By Raymond Bonner for Pro Publica. In 2009, Abu Zubaydah’s lawyers interviewed their client and prepared a handwritten, first-person account of the torture their client suffered at the hands of the U.S. government. The document, quoted above, recounts the terrifying experience of a man repeatedly waterboarded in the mistaken belief that he was al-Qaida’s No. 3 official. It was filed in federal court as part of his lawsuit seeking release from Guantanamo, and like nearly all the documents in the case, was sealed at the government’s request. Now, seven years later, Zubaydah’s statement, which he signed under oath, has been released, and it provides the most detailed, personal description yet made public of his “enhanced interrogation” at a Central Intelligence Agency “black site” in Thailand.
By Emily Shire for Bustle. While serving on the U.S. Court of Appeals for the District of Columbia Circuit, Garland often ruled in support of George W. Bush's Guantanamo Bay detainee policies and "showed great deference to President George W. Bush's indefinite detentions at Guantanamo Bay, Cuba," the Washington Post noted in 2010. In 2014, Garland was part of three-judge panel that unanimously ruled a "new policy of probing into a prisoner's groin area and alongside his clothed genitals is a reasonable security measure," as Josh Gerstein at Politico wrote. Garland's most famous decision, though, in regards to Guantanamo Bay policies may be the 2003 ruling in Al Odah v. United States. In that case, Garland joined the majority opinion that Guantanamo Bay detainees were not entitled to habeas corpus, which effectively blocked them "from seeking relief in civilian courts," as Ian Millhiser at ThinkProgress noted. That ruling was overturned the next year by the Supreme Court in Rasul v. Bush, which said the detainees were entitled to challenge their detention.

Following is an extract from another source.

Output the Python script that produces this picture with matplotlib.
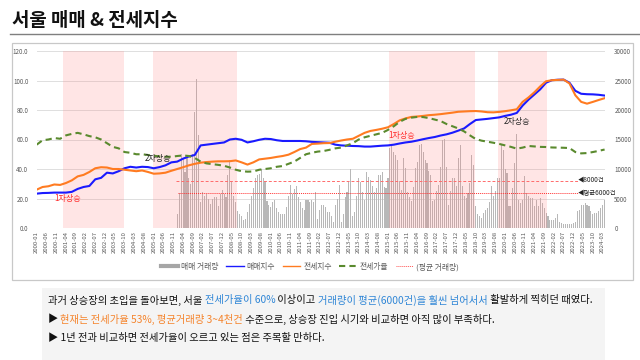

By the Center for Constitutional Rights. NEW YORK, PARIS - Retired U.S. General Geoffrey Miller, the former Guantánamo prison chief, was a no-show in a French court Tuesday. Miller had been summoned to answer questions stemming from accusations that he oversaw the torture of three French nationals at Guantánamo prison. The Center for Constitutional Rights and the European Center for Constitutional and Human Rights, who submitted expert reports and other submissions in the proceedings, issued the following statement. Miller’s absence speaks volumes about the Obama administration’s continued unwillingness to confront America’s torture legacy. The administration not only refuses to investigate U.S. officials like Miller for torture, it apparently remains unwilling to cooperate with international torture investigations like the one in France.